Saint Patrick’s Day, or “St Paddy’s”, started in the early 17th century as a Catholic feast day, marking the death of the patron saint of Ireland. Today it’s a worldwide celebration of Irish culture. If there’s green water in the fountains, the beer has a neon glow and everyone you meet is wearing at least one green item, you can be sure that it’s March 17 – whether you live in Dubai, Argentina, Japan or even the small Caribbean island of Montserrat.
Irish communities in countries throughout the world have helped drive the popularity of Saint Patrick’s Day, using it to celebrate their roots and show off Irish traditions. More than that, though, Saint Patrick’s Day has become associated with good fun. It’s marked by parades, plenty of beer, good comforting Irish food and a spirit of merriment – and you can’t keep people away from a good time, whether they’re Irish or not!
Saint Patrick’s Day in the United States
As many as 34.7 million Americans are of Irish descent, so it’s no surprise that Saint Patrick’s Day is raucously celebrated throughout the country. There are parades and major events in all the major cities, and people decked in green take over the streets and pubs, all in good fun.
After Dublin, New York boasts the biggest Saint Patrick’s Day celebrations, with a parade that attracts upwards of 150,000 marchers.

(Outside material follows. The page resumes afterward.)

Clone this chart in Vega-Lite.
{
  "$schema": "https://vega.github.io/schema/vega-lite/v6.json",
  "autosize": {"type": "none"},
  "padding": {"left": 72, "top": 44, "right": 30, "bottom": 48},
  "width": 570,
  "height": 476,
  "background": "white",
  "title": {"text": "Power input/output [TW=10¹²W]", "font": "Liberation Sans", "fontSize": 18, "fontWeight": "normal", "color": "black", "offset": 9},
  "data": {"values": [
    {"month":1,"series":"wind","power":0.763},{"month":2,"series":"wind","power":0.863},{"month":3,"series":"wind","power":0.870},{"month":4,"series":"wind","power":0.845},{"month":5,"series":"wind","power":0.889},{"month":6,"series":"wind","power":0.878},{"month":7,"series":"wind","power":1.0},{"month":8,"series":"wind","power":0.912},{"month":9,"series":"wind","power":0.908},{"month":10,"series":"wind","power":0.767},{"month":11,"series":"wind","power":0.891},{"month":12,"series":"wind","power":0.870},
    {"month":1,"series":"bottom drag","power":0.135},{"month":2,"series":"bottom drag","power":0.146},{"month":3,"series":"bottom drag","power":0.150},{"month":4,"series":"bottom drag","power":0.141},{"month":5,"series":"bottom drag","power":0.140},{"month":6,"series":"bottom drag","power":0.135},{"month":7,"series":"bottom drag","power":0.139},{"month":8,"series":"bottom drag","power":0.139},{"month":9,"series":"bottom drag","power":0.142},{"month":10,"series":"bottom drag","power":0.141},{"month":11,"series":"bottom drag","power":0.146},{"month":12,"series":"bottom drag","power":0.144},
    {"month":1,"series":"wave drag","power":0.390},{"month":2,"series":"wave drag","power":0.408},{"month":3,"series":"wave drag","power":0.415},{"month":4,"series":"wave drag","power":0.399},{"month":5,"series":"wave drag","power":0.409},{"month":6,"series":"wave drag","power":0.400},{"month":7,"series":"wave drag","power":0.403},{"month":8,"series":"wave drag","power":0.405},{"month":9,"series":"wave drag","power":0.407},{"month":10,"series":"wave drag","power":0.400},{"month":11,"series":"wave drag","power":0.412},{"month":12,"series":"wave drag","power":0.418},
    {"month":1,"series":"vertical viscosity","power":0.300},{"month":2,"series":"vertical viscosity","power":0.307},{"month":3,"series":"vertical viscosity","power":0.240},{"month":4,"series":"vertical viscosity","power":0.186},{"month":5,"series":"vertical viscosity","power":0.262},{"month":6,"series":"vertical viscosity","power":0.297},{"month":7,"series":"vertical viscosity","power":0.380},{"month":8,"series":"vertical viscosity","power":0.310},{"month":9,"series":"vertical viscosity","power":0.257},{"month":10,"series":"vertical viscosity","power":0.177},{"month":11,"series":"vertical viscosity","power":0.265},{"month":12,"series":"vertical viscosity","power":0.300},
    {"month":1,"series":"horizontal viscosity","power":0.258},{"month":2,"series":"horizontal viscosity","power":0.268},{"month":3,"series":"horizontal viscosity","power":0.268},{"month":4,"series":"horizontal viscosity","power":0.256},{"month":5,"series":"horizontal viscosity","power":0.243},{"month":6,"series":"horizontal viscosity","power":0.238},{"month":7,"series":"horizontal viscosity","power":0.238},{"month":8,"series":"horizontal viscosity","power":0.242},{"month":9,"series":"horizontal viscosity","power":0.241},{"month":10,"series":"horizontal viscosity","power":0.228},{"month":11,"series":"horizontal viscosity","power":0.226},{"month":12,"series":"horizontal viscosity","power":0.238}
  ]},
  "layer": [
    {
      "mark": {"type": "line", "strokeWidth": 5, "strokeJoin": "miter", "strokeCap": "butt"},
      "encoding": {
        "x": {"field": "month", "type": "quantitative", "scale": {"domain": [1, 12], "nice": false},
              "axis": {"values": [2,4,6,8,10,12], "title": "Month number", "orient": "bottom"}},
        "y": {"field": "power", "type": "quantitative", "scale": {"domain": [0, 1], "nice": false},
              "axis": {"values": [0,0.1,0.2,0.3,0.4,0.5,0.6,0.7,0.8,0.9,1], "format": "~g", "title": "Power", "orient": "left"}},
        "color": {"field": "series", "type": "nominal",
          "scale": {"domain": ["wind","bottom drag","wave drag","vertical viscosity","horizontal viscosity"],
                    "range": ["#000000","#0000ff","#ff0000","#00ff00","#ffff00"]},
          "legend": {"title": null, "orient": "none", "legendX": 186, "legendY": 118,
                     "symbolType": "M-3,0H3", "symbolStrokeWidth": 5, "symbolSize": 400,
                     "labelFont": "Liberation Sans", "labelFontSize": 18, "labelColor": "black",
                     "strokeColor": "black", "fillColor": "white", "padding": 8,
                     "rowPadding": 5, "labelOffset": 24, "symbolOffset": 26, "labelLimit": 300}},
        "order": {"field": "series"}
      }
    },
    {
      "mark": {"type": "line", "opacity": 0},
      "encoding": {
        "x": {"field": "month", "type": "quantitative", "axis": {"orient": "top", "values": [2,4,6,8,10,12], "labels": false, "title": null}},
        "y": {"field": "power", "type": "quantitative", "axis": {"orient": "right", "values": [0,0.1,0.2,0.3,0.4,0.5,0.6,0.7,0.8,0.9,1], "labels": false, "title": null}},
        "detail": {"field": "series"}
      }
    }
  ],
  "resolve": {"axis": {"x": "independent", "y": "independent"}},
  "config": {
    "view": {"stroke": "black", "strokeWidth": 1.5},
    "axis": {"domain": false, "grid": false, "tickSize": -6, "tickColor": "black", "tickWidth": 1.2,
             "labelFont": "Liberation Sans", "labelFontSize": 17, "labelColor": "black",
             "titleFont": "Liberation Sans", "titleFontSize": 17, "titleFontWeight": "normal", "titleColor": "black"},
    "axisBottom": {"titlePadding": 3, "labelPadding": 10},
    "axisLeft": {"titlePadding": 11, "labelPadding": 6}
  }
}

It has been held annually ever since 1762, making it one of the oldest St. Paddy’s Day celebrations in the world.
Not just in New York but in cities like Indianapolis, Jamestown and Chicago, green dye is poured down canals and rivers. Fountains at the White House splash out brilliant green and the Dallas skyline is lit up with an electric green glow.
Saint Patrick’s Day in Canada
In Canada, Montreal has been holding parades since 1824. Also in honour of Saint Patrick’s Day, Toronto holds one of the largest annual parades in North America, with over 30 floats, a dozen bands and thousands of marchers in costumes, ranging from talking shamrocks to leprechauns.

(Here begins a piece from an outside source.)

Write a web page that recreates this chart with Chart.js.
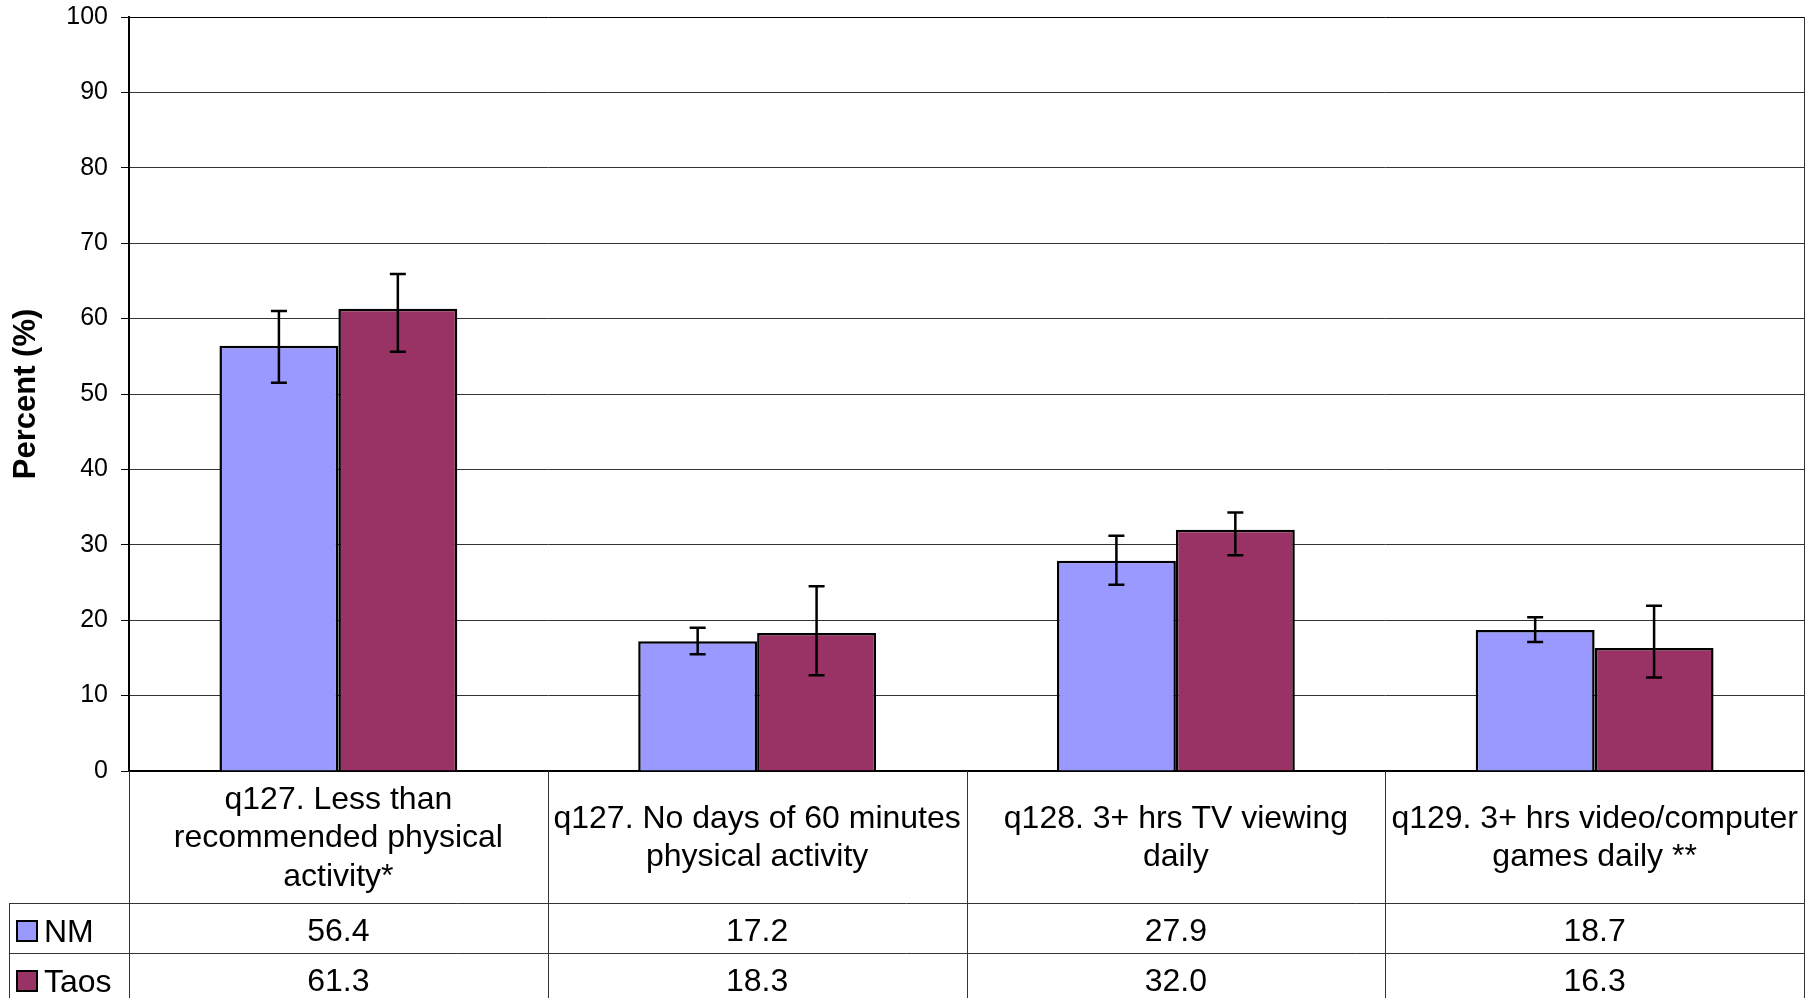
<!DOCTYPE html>
<html>
<head>
<meta charset="utf-8">
<script src="https://cdn.jsdelivr.net/npm/chart.js@4"></script>
<style>
  html, body { margin: 0; padding: 0; background: #fff; }
  canvas { display: block; }
</style>
</head>
<body>
<canvas id="chart" width="1814" height="998"></canvas>
<script>
// categories (multi-line labels as shown under the bars)
const categories = [
  ["q127. Less than", "recommended physical", "activity*"],
  ["q127. No days of 60 minutes", "physical activity"],
  ["q128. 3+ hrs TV viewing", "daily"],
  ["q129. 3+ hrs video/computer", "games daily **"],
];
const seriesNames = ["NM", "Taos"];
const nmValues = [56.4, 17.2, 27.9, 18.7];
const taosValues = [61.3, 18.3, 32.0, 16.3];
// confidence intervals
const nmLow = [51.5, 15.5, 24.7, 17.1];
const nmHigh = [61.0, 19.0, 31.2, 20.4];
const taosLow = [55.6, 12.7, 28.6, 12.4];
const taosHigh = [65.9, 24.5, 34.3, 21.9];
const yTicks = [0, 10, 20, 30, 40, 50, 60, 70, 80, 90, 100];

const nmColor = "#9999ff";
const taosColor = "#993366";
const FONT = "Arial, 'Liberation Sans', sans-serif";

Chart.defaults.font.family = FONT;
Chart.defaults.color = "#000";

const errorBars = {
  id: "errorBars",
  afterDatasetsDraw(chart) {
    const ctx = chart.ctx;
    const y = chart.scales.y;
    ctx.save();
    ctx.strokeStyle = "#000";
    ctx.lineWidth = 2.5;
    chart.data.datasets.forEach((ds, di) => {
      const meta = chart.getDatasetMeta(di);
      meta.data.forEach((bar, i) => {
        const top = y.getPixelForValue(ds.high[i]);
        const bot = y.getPixelForValue(ds.low[i]);
        const x = bar.x;
        ctx.beginPath();
        ctx.moveTo(x, top); ctx.lineTo(x, bot);
        ctx.moveTo(x - 8, top); ctx.lineTo(x + 8, top);
        ctx.moveTo(x - 8, bot); ctx.lineTo(x + 8, bot);
        ctx.stroke();
      });
    });
    ctx.restore();
  }
};

const dataTable = {
  id: "dataTable",
  afterDraw(chart) {
    const ctx = chart.ctx;
    const xs = chart.scales.x;
    const area = chart.chartArea;
    const tableTop = xs.bottom;
    const rowH = 50;
    const left = 9;
    const bottom = chart.height;
    const n = categories.length;
    const colW = (area.right - area.left) / n;

    ctx.save();
    ctx.strokeStyle = "#333";
    ctx.lineWidth = 1;
    ctx.beginPath();
    // vertical lines through label row and data rows
    for (let k = 0; k <= n; k++) {
      const x = Math.round(area.left + k * colW) + 0.5;
      ctx.moveTo(x, area.bottom);
      ctx.lineTo(x, bottom);
    }
    // horizontal row lines
    for (let r = 0; r < 2; r++) {
      const yy = Math.round(tableTop + r * rowH) + 0.5;
      ctx.moveTo(left, yy);
      ctx.lineTo(area.right, yy);
    }
    ctx.moveTo(left + 0.5, tableTop);
    ctx.lineTo(left + 0.5, bottom);
    // right border of plot area
    ctx.moveTo(Math.round(area.right) + 0.5, area.top);
    ctx.lineTo(Math.round(area.right) + 0.5, area.bottom);
    ctx.stroke();

    ctx.font = "32px " + FONT;
    ctx.fillStyle = "#000";
    ctx.textBaseline = "middle";
    chart.data.datasets.forEach((ds, r) => {
      const cy = tableTop + r * rowH + rowH / 2;
      // legend key
      ctx.fillStyle = ds.backgroundColor;
      ctx.fillRect(17, cy - 7, 20, 20);
      ctx.strokeStyle = "#000";
      ctx.lineWidth = 2;
      ctx.strokeRect(17, cy - 7, 20, 20);
      ctx.fillStyle = "#000";
      ctx.textAlign = "left";
      ctx.fillText(ds.label, 44, cy + 5);
      ctx.textAlign = "center";
      ds.data.forEach((v, i) => {
        ctx.fillText(v.toFixed(1), xs.getPixelForValue(i), cy + 4);
      });
    });
    ctx.restore();
  }
};

new Chart(document.getElementById("chart"), {
  type: "bar",
  data: {
    labels: categories,
    datasets: [
      { label: seriesNames[0], data: nmValues, low: nmLow, high: nmHigh,
        backgroundColor: nmColor, borderColor: "#000", borderWidth: 2.5 },
      { label: seriesNames[1], data: taosValues, low: taosLow, high: taosHigh,
        backgroundColor: taosColor, borderColor: "#000", borderWidth: 2.5 },
    ],
  },
  options: {
    responsive: false,
    animation: false,
    layout: { padding: { left: 0, right: 10, top: 17, bottom: 95 } },
    datasets: { bar: { barPercentage: 1, categoryPercentage: 0.568 } },
    plugins: { legend: { display: false }, tooltip: { enabled: false } },
    scales: {
      x: {
        grid: { display: false },
        border: { color: "#000", width: 2 },
        ticks: {
          font: { size: 32, lineHeight: 1.2 },
          color: "#000",
          maxRotation: 0,
          autoSkip: false,
          crossAlign: "center",
          padding: 21,
        },
        afterFit(scale) {
          scale.height = 132;
          scale.paddingLeft = 0;
          scale.paddingRight = 0;
        },
      },
      y: {
        min: 0,
        max: 100,
        afterBuildTicks(scale) { scale.ticks = yTicks.map(v => ({ value: v })); },
        grid: {
          color: ctx => (ctx.tick && ctx.tick.value === 100 ? "#000" : "#333"),
          tickColor: "#000",
          tickLength: 8,
        },
        border: { color: "#000", width: 2 },
        ticks: { font: { size: 25 }, color: "#000", padding: 13 },
        title: {
          display: true,
          text: "Percent (%)",
          font: { size: 31, weight: "bold" },
          color: "#000",
          padding: { top: 8, bottom: 0 },
        },
        afterFit(scale) {
          scale.width = 129;
          scale.paddingTop = 0;
          scale.paddingBottom = 0;
        },
      },
    },
  },
  plugins: [errorBars, dataTable],
});
</script>
</body>
</html>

Saint Patrick’s Day in Australia
Australians have been celebrating the day since 1810, and few people throughout the country miss the chance for a bit of fun.
The largest Irish event in the Southern Hemisphere takes place in Sydney with celebrations on the streets, a parade that starts at noon and then plenty of Irish music and fun at Hyde Park North. The iconic Sydney Opera House is lit with mesmerising green to mark the day.
Saint Patrick’s Day in Japan
It’s not only parts of the world with large Irish communities that celebrate Saint Patrick’s Day. In fact, Japan loves it, with parades and events held throughout the month of March. Tokyo is host to Asia’s largest Saint Patrick’s Day parade, which – barring a break in 2013 due to the tsunami – has been held since 1992.
Saint Patrick’s Day in South Korea
In South Korea, Seoul has been celebrating Saint Patrick’s Day with an annual parade since 1976. In 2014, the parade will be held in the Cheonggyecheon area, alongside a river that runs through downtown Seoul.
Saint Patrick’s Day in Argentina
Not to be left out are the South Americans, with their reputation for knowing how to party. Each year in Buenos Aires, Argentina, up to 50,000 people take to the streets and local bars, making for one of the world’s largest annual celebrations of Saint Patrick’s Day.
Saint Patrick’s Day in Montserrat
Along with Newfoundland and Labrador in Canada, the Caribbean island of Montserrat recognises the day as a national holiday. The island was founded by Irish refugees from Saint Kitts and Nevis, and each year celebrates its Irish heritage with a week-long party. By coincidence, 17 March also commemorates the day of a slave uprising on the island, in 1768. This makes for a unique experience of the festivities, which include plenty of traditional local food, music and performances.